It can be hard to identify the line where grieving ends, and your personality begins. Do I have a quick temper because of all I’ve been through, or because I naturally have a short fuse? The people who care about me tend to err on the side of caution: everything goes back to my father. Out of guilt, I counteract this by assuming the opposite: I’m a terrible person. I know this isn’t completely true, but when others perceive grief as so black and white – this person gets “x” amount of free passes on their behavior – it can be hard to excuse yourself.
It may not surprise you to hear that I consider myself a bad communicator. My friends are wonderful people, but I only open up to them about my pain when things are bubbling over. Sometimes, I come to the conclusion that I don’t open up because I don’t want them to open back. It’s easy to talk to strangers, because I’ll never see them again, and much harder to invest in the baggage of someone I interact with on the regular. It’s not wrong to share your pain with someone else, and if I thought it were, I would be a massive hypocrite, regardless. Instead, I feel that I’m too damaged to properly handle the pain of others – I shut down on contact.

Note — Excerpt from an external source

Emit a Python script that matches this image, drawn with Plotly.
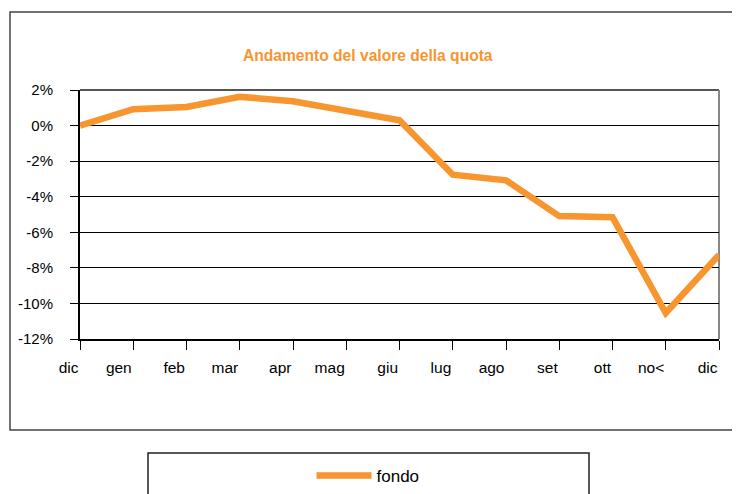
import plotly.graph_objects as go

# page is 740x494 but the html body has an 8px margin, so the figure is 732x486
PAGE_MARGIN = 8
W, H = 740 - PAGE_MARGIN, 494 - PAGE_MARGIN

months = ["dic", "gen", "feb", "mar", "apr", "mag", "giu", "lug", "ago", "set", "ott", "no<", "dic"]
fondo = [0.0, 0.92, 1.05, 1.62, 1.37, 0.86, 0.30, -2.76, -3.08, -5.09, -5.15, -10.54, -7.27]
y_ticks = [2, 0, -2, -4, -6, -8, -10, -12]

ORANGE = "#F7952F"
FONT = "Liberation Sans, Arial, sans-serif"

def fx(px):
    return (px - PAGE_MARGIN) / W

def fy(py):
    return 1 - (py - PAGE_MARGIN) / H

x_idx = list(range(len(months)))

fig = go.Figure()
fig.add_trace(go.Scatter(
    x=x_idx, y=fondo, mode="lines", name="fondo",
    line=dict(color=ORANGE, width=6.5),
))

L, R, T, B = 80, 719, 90, 339

fig.update_layout(
    width=W, height=H,
    margin=dict(l=0, r=0, t=0, b=0, autoexpand=False),
    paper_bgcolor="white", plot_bgcolor="white",
    font=dict(family=FONT, size=15, color="black"),
    showlegend=True,
    legend=dict(x=fx(368), y=fy(476), xanchor="center", yanchor="middle",
                orientation="h", itemwidth=55,
                font=dict(family=FONT, size=17, color="black"),
                bgcolor="rgba(0,0,0,0)"),
    xaxis=dict(
        domain=[fx(L), fx(R)], range=[0, 12], automargin=False,
        tickvals=x_idx, ticktext=months,
        ticks="outside", ticklen=9, tickcolor="black", tickwidth=1,
        ticklabelposition="outside left", ticklabelstandoff=13,
        showline=True, linecolor="black", linewidth=2,
        showgrid=False, zeroline=False,
        tickfont=dict(family=FONT, size=15.5),
    ),
    yaxis=dict(
        domain=[fy(B), fy(T)], range=[-12, 2], automargin=False,
        tickvals=y_ticks, ticktext=[f"{v}%" for v in y_ticks],
        ticks="outside", ticklen=8, tickcolor="black", tickwidth=1,
        ticklabelstandoff=14,
        showline=True, linecolor="black", linewidth=2,
        showgrid=True, gridcolor="black", gridwidth=1,
        zeroline=False,
        tickfont=dict(family=FONT, size=15),
    ),
    annotations=[dict(
        text="<b>Andamento del valore della quota</b>",
        x=fx(368), y=fy(55), xref="paper", yref="paper",
        xanchor="center", yanchor="middle", showarrow=False,
        font=dict(family=FONT, size=15.6, color=ORANGE),
    )],
    shapes=[
        # outer chart frame
        dict(type="rect", xref="paper", yref="paper",
             x0=fx(10), x1=fx(760), y0=fy(430), y1=fy(12),
             line=dict(color="#444444", width=1.5), layer="below"),
        # plot area top and right borders
        dict(type="line", xref="paper", yref="paper",
             x0=fx(L), x1=fx(R), y0=fy(T), y1=fy(T),
             line=dict(color="#555555", width=2), layer="below"),
        dict(type="line", xref="paper", yref="paper",
             x0=fx(R), x1=fx(R), y0=fy(T), y1=fy(B),
             line=dict(color="#888888", width=2), layer="below"),
        # legend box
        dict(type="rect", xref="paper", yref="paper",
             x0=fx(148), x1=fx(589), y0=fy(510), y1=fy(453),
             line=dict(color="#222222", width=1.5), layer="below"),
    ],
)

fig.write_html("out.html")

Maybe, in light of that, it wouldn’t surprise you to hear that I consider myself a bad friend. I have a grumpy demeanor, and I fixate on little things to be pissed about. I’m also a poor listener, far too preoccupied with myself to feel for others. I’m the Grinch who stole grieving.
If I were satisfied with a lifetime of emotional isolation, these things wouldn’t bother me. Alas, I’m not anymore. I want to be a good person, and I want to heal. In trying to contextualize my behavior, I realized: all of the negative traits above are subconscious mechanisms to push people away. It’s not that I don’t want to care about my friends. On the contrary, I don’t allow myself to, because I’m terrified that they are going to die on me. All of that caring, transformed into all of that pain.
To provide some context, at least once a month, I experience a devastating dream; either my sister or my mother dies. Have you ever cried within your own dreams? Have you ever gotten on your knees and sobbed? Tried to wake up and found that in the morning, you were still mourning? Well, you don’t arise feeling too awesome, and your eyes are also itchy.
I call my mother every day, because subconsciously, I’m afraid that she won’t pick up. I frequently check my sister’s breathing in the middle of the night, because I’m scared that her heart will just stop.
If I don’t let anyone in, then I have that many less funerals to attend, that many less death beds to sit beside. The more silly reasons I invent to stay angry towards friends, to not trust people, and to keep acquaintances at arm’s length, the safer I am. I feel perpetually guilty at how under-appreciated my companions are, but I also feel as though I’ve reached an emotional stalemate. It’s so hard to care more, when every part of your body wills you to separate. I can only add that in my defense, losing my father hurt so much. I never want to cry like that again.